Marcia Conner has a great piece in Fast Company about changing the world. She argues that the best way to effect change is to combine personal responsibility with collective impact, in which people unite behind principles to achieve systemic reform. This struck a chord because it applies to one of the biggest global health challenges today: non-communicable diseases (NCDs) like diabetes and cancer.
To set the stage, the UN is driving a high-level initiative to tackle NCDs, which together claim about 12 million lives and cost $500 billion in lost productivity each year. And the World Health Organization (WHO) is coordinating efforts among the many public and private actors scaling up treatment, prevention and R&D efforts.

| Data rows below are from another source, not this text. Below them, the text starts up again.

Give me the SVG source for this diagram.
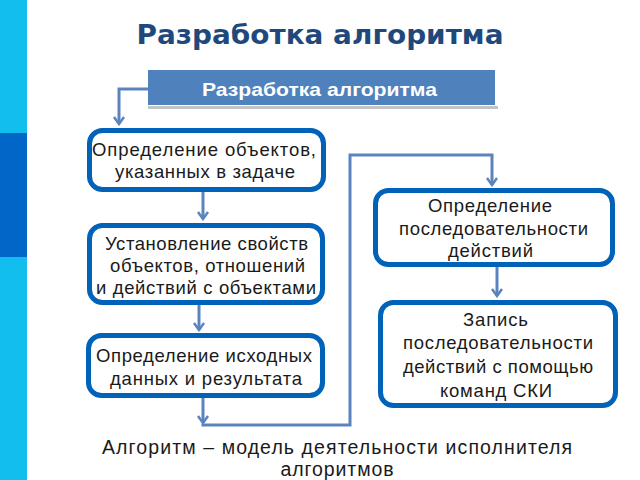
<svg xmlns="http://www.w3.org/2000/svg" width="640" height="480" viewBox="0 0 640 480">
<defs>
<style>
.box{fill:#ffffff;stroke:#0062B8;stroke-width:5}
.t{font-family:"Liberation Sans",Arial,sans-serif;font-size:18.5px;fill:#1a1a1a}
.c{fill:none;stroke:#5B84BF;stroke-width:3}
.bt{font-family:"Liberation Sans",Arial,sans-serif;font-size:19.5px;fill:#1a1a1a}
</style>
<marker id="ah" viewBox="-9 -7 11 14" markerWidth="11" markerHeight="14" refX="0" refY="0" orient="auto" markerUnits="userSpaceOnUse">
<path d="M-7,-5 L0,0 L-7,5" fill="none" stroke="#5B84BF" stroke-width="2.5"/>
</marker>
</defs>
<rect x="0" y="0" width="640" height="480" fill="#ffffff"/>
<g id="sidebar">
<rect x="0" y="0" width="27" height="480" fill="#12BEEE"/>
<rect x="0" y="133" width="27" height="124" fill="#0066C8"/>
</g>
<g id="title">
<text x="320" y="44" text-anchor="middle" textLength="367" lengthAdjust="spacingAndGlyphs" font-family="'DejaVu Sans',Verdana,sans-serif" font-weight="bold" font-size="26" fill="#1F497D">Разработка алгоритма</text>
</g>
<g id="header">
<rect x="148" y="106" width="350" height="3" fill="#C4C4C4"/>
<rect x="148" y="70" width="347" height="35" fill="#4F81BD"/>
<text x="319.5" y="96" text-anchor="middle" textLength="235" lengthAdjust="spacingAndGlyphs" font-family="'Liberation Sans',Arial,sans-serif" font-weight="bold" font-size="19" fill="#ffffff">Разработка алгоритма</text>
</g>
<g id="connectors">
<path class="c" d="M148,89 H119 V124" marker-end="url(#ah)"/>
<path class="c" d="M203,192 V219" marker-end="url(#ah)"/>
<path class="c" d="M199,305 V330" marker-end="url(#ah)"/>
<path class="c" d="M203,398 V423" marker-end="url(#ah)"/>
<path class="c" d="M201.5,425 H350 V155 H492 V185" marker-end="url(#ah)"/>
<path class="c" d="M497,267 V296" marker-end="url(#ah)"/>
</g>
<g id="n1">
<rect class="box" x="89.5" y="130.5" width="234" height="59" rx="13"/>
<text class="t" x="204" y="156" text-anchor="middle" textLength="224">Определение объектов,</text>
<text class="t" x="205" y="178" text-anchor="middle" textLength="180">указанных в задаче</text>
</g>
<g id="n2">
<rect class="box" x="89.5" y="225.5" width="233" height="77" rx="13"/>
<text class="t" x="206.5" y="250" text-anchor="middle" textLength="203">Установление свойств</text>
<text class="t" x="207.5" y="272" text-anchor="middle" textLength="195">объектов, отношений</text>
<text class="t" x="206" y="294" text-anchor="middle" textLength="220">и действий с объектами</text>
</g>
<g id="n3">
<rect class="box" x="88.5" y="335.5" width="234" height="60" rx="13"/>
<text class="t" x="204" y="362" text-anchor="middle" textLength="216">Определение исходных</text>
<text class="t" x="206" y="385" text-anchor="middle" textLength="192">данных и результата</text>
</g>
<g id="n4">
<rect class="box" x="375.5" y="190.5" width="237" height="74" rx="13"/>
<text class="t" x="490" y="212" text-anchor="middle" textLength="124">Определение</text>
<text class="t" x="493.5" y="235" text-anchor="middle" textLength="189">последовательности</text>
<text class="t" x="490.5" y="257" text-anchor="middle" textLength="85">действий</text>
</g>
<g id="n5">
<rect class="box" x="380.5" y="302.5" width="235" height="103" rx="13"/>
<text class="t" x="495.5" y="326" text-anchor="middle" textLength="65">Запись</text>
<text class="t" x="498" y="349" text-anchor="middle" textLength="190">последовательности</text>
<text class="t" x="498" y="373" text-anchor="middle" textLength="190">действий с помощью</text>
<text class="t" x="496" y="397" text-anchor="middle" textLength="112">команд СКИ</text>
</g>
<g id="caption">
<text class="bt" x="337" y="454" text-anchor="middle" textLength="470">Алгоритм – модель деятельности исполнителя</text>
<text class="bt" x="337" y="476" text-anchor="middle" textLength="113">алгоритмов</text>
</g>
</svg>
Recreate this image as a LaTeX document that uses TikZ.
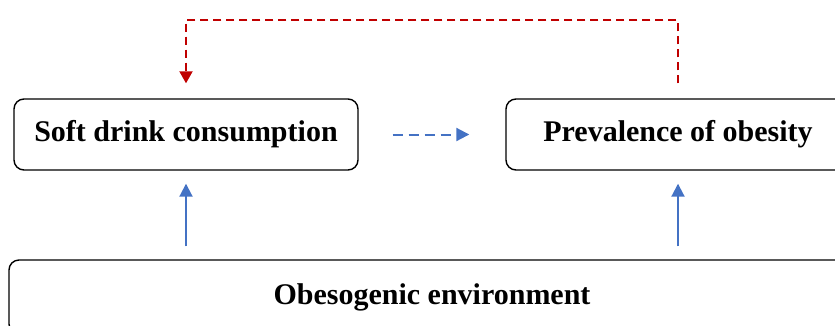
\documentclass[tikz,border=0pt]{standalone}
\usepackage{fontspec}
\setmainfont{Liberation Serif}
\usetikzlibrary{arrows.meta}

\definecolor{linkred}{HTML}{C00000}
\definecolor{linkblue}{HTML}{4472C4}

\tikzset{
    factor/.style={draw=black, line width=1.4pt, rounded corners=10pt,
        font=\fontsize{30}{36}\selectfont\bfseries, inner sep=0pt},
    drive/.style={linkblue, line width=2pt,
        -{Triangle[width=13pt, length=13pt]}},
    feedback/.style={linkred, line width=2pt, dash pattern=on 8pt off 5pt,
        -{Triangle[width=13pt, length=12pt]}},
    link/.style={linkblue, line width=2pt, dash pattern=on 10pt off 6pt,
        -{Triangle[width=13pt, length=13pt]}}
}

\begin{document}
\begin{tikzpicture}[x=1pt, y=-1pt]
    \clip (0,0) rectangle (835,325);

    % --- THE THREE FACTORS ---
    \node[factor, minimum width=344pt, minimum height=71pt] (soft) at (186,134.5) {Soft drink consumption};
    \node[factor, minimum width=344pt, minimum height=71pt] (prev) at (678,134.5) {Prevalence of obesity};
    \node[factor, minimum width=846pt, minimum height=74pt] (env) at (432,297) {Obesogenic environment};

    % --- ENVIRONMENT DRIVES BOTH ---
    \draw[drive, shorten <=13pt, shorten >=13pt] (soft.south |- env.north) -- (soft.south);
    \draw[drive, shorten <=13pt, shorten >=13pt] (prev.south |- env.north) -- (prev.south);

    % --- CONSUMPTION TO OBESITY ---
    \draw[link, shorten <=34pt, shorten >=36pt] (soft.east) -- (prev.west);

    % --- FEEDBACK LOOP ---
    \draw[feedback, shorten <=15pt, shorten >=15pt]
        (prev.north) -- (prev.north |- 0,20) -- (soft.north |- 0,20) -- (soft.north);
\end{tikzpicture}
\end{document}
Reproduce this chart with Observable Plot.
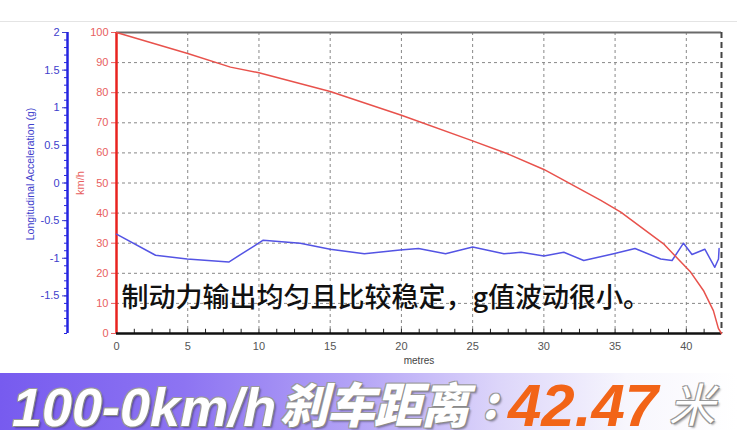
<!DOCTYPE html>
<html><head><meta charset="utf-8">
<script src="https://cdn.jsdelivr.net/npm/d3@7"></script>
<script src="https://cdn.jsdelivr.net/npm/@observablehq/plot@0.6"></script>
<style>
body{margin:0;background:#fff;}
#wrap{position:relative;width:737px;height:430px;overflow:hidden;font-family:"Liberation Sans",Arial,sans-serif;}
#topline{position:absolute;left:0;top:21px;width:737px;height:0;border-top:1px solid #e4e4e4;}
#chart{position:absolute;left:0;top:0;}
#banner{position:absolute;left:0;top:373px;width:737px;height:57px;
 background:linear-gradient(to right,#775bef 0%,#8d74f2 25%,#b3a3f6 48%,#ddd6fa 68%,#f7f6fd 85%,#ffffff 100%);}
.b{position:absolute;line-height:0.8;white-space:nowrap;font-weight:bold;font-style:italic;}
.w{color:#fff;text-shadow:1px 1px 0 #8a8a8a,-1px -1px 0 #9a9a9a,1px -1px 0 #9a9a9a,-1px 1px 0 #9a9a9a,2px 2px 2px rgba(0,0,0,.35);}
.cjk{font-family:"Noto Sans CJK SC",sans-serif;font-weight:900;}
.o{color:#f26417;}
</style></head>
<body>
<div id="wrap">
 <div id="topline"></div>
 <div id="chart"></div>
 <div id="banner">
  <span class="b w" style="left:12px;top:13px;font-size:54px;">100-0km/h</span>
  <span class="b w cjk" style="left:280px;top:10px;font-size:48px;letter-spacing:-1px;">刹车距离</span>
  <span class="b w cjk" style="left:482px;top:10px;font-size:44px;">:</span>
  <span class="b o" style="left:508px;top:9px;font-size:60px;">42.47</span>
  <span class="b w cjk" style="left:669px;top:11px;font-size:46px;font-weight:400;">米</span>
 </div>
</div>
<script>
// Speed curve (km/h vs metres)
const speedDist = [0, 2.5, 5, 8.0, 10, 15, 20, 25, 27.4, 30, 34, 35.4, 38.4, 40.3, 41.2, 41.9, 42.25, 42.47];
const speedKmh  = [100, 96.5, 93, 88.5, 86.6, 80.4, 72.5, 64, 59.8, 54.5, 44.2, 40.3, 29.8, 20.4, 14.3, 7.6, 1.7, 0];
// Longitudinal acceleration (g vs metres)
const accelDist = [0, 2.74, 4.96, 7.88, 10.3, 12.9, 15.0, 17.4, 19.9, 21.2, 23.1, 25.0, 27.2, 28.4, 30.0, 31.4, 32.8, 34.9, 36.4, 38.2, 39.0, 39.8, 40.4, 41.3, 42.0, 42.26, 42.3];
const accelG    = [-0.68, -0.96, -1.01, -1.05, -0.76, -0.80, -0.88, -0.94, -0.89, -0.87, -0.94, -0.85, -0.94, -0.92, -0.97, -0.92, -1.03, -0.94, -0.87, -1.01, -1.03, -0.80, -0.95, -0.88, -1.12, -1.01, -0.87];
// Axes
const xMax = 42.47;
const xTicks = [0, 5, 10, 15, 20, 25, 30, 35, 40];
const xMinor = d3.range(0, 42.3, 1.25);
const speedTicks = [0, 10, 20, 30, 40, 50, 60, 70, 80, 90, 100];
const gTicks = [-1.5, -1, -0.5, 0, 0.5, 1, 1.5, 2];
const gMinor = d3.range(-20, 21).map(i => i / 10);
const gDomain = [-2, 2];
// Texts
const xLabel = "metres";
const speedLabel = "km/h";
const gLabel = "Longitudinal Acceleration (g)";
const note = "制动力输出均匀且比较稳定，g值波动很小。";

const speedData = speedDist.map((d, i) => ({d, v: speedKmh[i]}));
const accelData = accelDist.map((d, i) => ({d, g: accelG[i]}));
// map g onto the km/h scale (shared vertical extent)
const gToK = g => (g - gDomain[0]) / (gDomain[1] - gDomain[0]) * 100;
const kToG = k => gDomain[0] + k / 100 * (gDomain[1] - gDomain[0]);

const red = "#e8231f", redTxt = "#e86060", blue = "#2424e0", blueTxt = "#4040cc";

const chart = Plot.plot({
  width: 737, height: 373,
  marginLeft: 116, marginRight: 16, marginTop: 32, marginBottom: 40,
  x: {domain: [0, xMax]},
  y: {domain: [0, 100]},
  style: {fontFamily: "Liberation Sans, Arial, sans-serif", background: "transparent", overflow: "visible"},
  marks: [
    Plot.gridX(xTicks.filter(t => t > 0), {stroke: "#888", strokeOpacity: 1, strokeDasharray: "3,3"}),
    Plot.gridY(speedTicks.filter(t => t > 0 && t < 100), {stroke: "#888", strokeOpacity: 1, strokeDasharray: "3,3"}),
    Plot.ruleY([100], {stroke: "#6a6a6a", strokeWidth: 2}),
    Plot.ruleX([xMax], {stroke: "#444", strokeWidth: 2, strokeDasharray: "6,4"}),
    Plot.ruleX(xMinor, {y1: 0, y2: 1.4, stroke: "#222"}),
    Plot.axisX(xTicks, {anchor: "bottom", tickSize: 0, tickPadding: 9, color: "#555", fontSize: 11, label: null}),
    Plot.text([xLabel], {frameAnchor: "bottom", dy: 30, fill: "#444", fontSize: 10}),
    // red speed axis
    Plot.axisY(speedTicks, {anchor: "left", tickSize: 5, tickPadding: 3, color: redTxt, fontSize: 11, label: null}),
    Plot.ruleX([0], {stroke: red, strokeWidth: 2.5}),
    Plot.text([speedLabel], {frameAnchor: "left", textAnchor: "middle", dx: -36, rotate: -90, fill: redTxt, fontSize: 11}),
    // blue acceleration axis
    Plot.axisY(gMinor.map(gToK), {anchor: "left", dx: -49, tickSize: 3, color: blue, tickFormat: () => "", label: null}),
    Plot.axisY(gTicks.map(gToK), {anchor: "left", dx: -49, tickSize: 5, tickPadding: 3, color: blueTxt, fontSize: 11, label: null,
      tickFormat: k => String(Math.round(kToG(k) * 10) / 10)}),
    Plot.ruleX([0], {dx: -49, stroke: blue, strokeWidth: 2.5}),
    Plot.text([gLabel], {frameAnchor: "left", textAnchor: "middle", dx: -86, dy: -9, rotate: -90, fill: blueTxt, fontSize: 10.5}),
    Plot.ruleY([0], {stroke: "#111", strokeWidth: 2.5}),
    // data
    Plot.line(accelData, {x: "d", y: d => gToK(d.g), stroke: "#5454e4", strokeWidth: 1.5}),
    Plot.line(speedData, {x: "d", y: "v", stroke: "#e8524c", strokeWidth: 1.5}),
    // annotation
    Plot.text([note], {frameAnchor: "bottom-left", dx: 5, dy: -27, textAnchor: "start", fontSize: 27, fontWeight: 500,
      fontFamily: "Noto Sans CJK SC, sans-serif", fill: "#111"})
  ]
});
document.getElementById("chart").appendChild(chart);
</script>
</body></html>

Together, through an unprecedented degree of commitment and collaboration, we’re making progress. A new WHO bulletin reports that, for example, about 95% of participating countries have dedicated a public office within the Ministry of Health specifically to NCDs, and half of them have a dedicated strategy and budget. The authors go on to say, however, that progress is uneven and that we still have a long way to go.
In the spirit of Marcia Conner’s piece, there is a necessary role for both personal responsibility and collective impact in the fight against NCDs. Many private sector actors are sitting at the table not because it’s in our best business interest, but because we feel a personal or corporate responsibility to address one of the most pressing global problems of our time.

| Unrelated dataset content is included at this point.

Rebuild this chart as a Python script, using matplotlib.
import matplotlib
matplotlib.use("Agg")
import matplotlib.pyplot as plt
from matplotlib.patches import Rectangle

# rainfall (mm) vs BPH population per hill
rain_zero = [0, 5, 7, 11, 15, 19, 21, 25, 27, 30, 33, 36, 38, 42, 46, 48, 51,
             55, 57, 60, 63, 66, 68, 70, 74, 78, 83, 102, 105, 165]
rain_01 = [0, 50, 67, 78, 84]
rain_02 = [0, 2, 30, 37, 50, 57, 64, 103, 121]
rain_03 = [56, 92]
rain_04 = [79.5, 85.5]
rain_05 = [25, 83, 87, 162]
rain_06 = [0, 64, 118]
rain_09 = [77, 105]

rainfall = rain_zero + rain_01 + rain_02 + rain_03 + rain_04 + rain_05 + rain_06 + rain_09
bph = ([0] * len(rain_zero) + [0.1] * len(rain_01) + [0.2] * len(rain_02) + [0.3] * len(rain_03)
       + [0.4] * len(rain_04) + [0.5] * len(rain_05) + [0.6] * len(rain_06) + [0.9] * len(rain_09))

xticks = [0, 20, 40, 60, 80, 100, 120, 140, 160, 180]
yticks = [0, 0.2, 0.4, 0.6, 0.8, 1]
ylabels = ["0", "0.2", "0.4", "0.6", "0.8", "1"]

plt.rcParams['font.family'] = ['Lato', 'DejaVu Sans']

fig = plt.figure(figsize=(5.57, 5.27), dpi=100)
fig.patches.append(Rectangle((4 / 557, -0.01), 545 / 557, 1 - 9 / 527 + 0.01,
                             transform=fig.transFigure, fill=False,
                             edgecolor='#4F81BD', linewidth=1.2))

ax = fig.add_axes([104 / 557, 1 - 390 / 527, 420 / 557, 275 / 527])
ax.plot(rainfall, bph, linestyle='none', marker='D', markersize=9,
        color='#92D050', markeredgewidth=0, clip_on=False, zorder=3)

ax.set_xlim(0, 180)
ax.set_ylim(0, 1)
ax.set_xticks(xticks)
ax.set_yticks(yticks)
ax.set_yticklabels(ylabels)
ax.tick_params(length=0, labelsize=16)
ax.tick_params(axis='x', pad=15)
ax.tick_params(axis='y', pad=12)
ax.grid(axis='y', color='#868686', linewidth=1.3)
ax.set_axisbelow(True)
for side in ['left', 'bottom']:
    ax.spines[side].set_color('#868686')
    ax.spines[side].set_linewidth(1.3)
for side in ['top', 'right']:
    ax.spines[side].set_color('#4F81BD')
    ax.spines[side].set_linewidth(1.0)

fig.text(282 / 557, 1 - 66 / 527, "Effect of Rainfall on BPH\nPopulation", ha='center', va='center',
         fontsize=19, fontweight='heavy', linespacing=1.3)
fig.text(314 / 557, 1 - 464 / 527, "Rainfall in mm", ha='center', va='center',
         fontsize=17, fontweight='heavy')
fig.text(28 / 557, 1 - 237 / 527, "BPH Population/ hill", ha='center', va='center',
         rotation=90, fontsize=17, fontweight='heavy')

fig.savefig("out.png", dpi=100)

As for the collective impact approach, Stanford Social Innovation Review published an insightful article earlier this year. One common thread running through each of the successful partnerships was a strong backbone. In the authors’ words, “The backbone provides strategic coherence around the common agenda, establishes shared measurement and learning systems, supports the mutually reinforcing activities of the different partners, and facilitates continuous communication.”
When it comes to the global fight against NCDs, WHO forms the backbone. And at present, WHO is playing a valuable coordinating role by cataloguing private sector contributions to the fight against NCDs and translating them into a common framework through which we can gauge progress. But I believe there is more room for the private sector to innovatively help WHO achieve the goals it has laid out for NCDs. Many private sector contributions go beyond donations or traditional philanthropy. Lilly, for one, is operating as an on-the-ground partner through the Lilly NCD Partnership. Together with our partners, we provide expertise, conduct original research and share knowledge through locally-driven public-private partnerships.
If we can find a way to harness that spirit of partnership and work together more effectively through WHO, we can wield these efforts to have an even greater and truly meaningful collective impact on NCDs.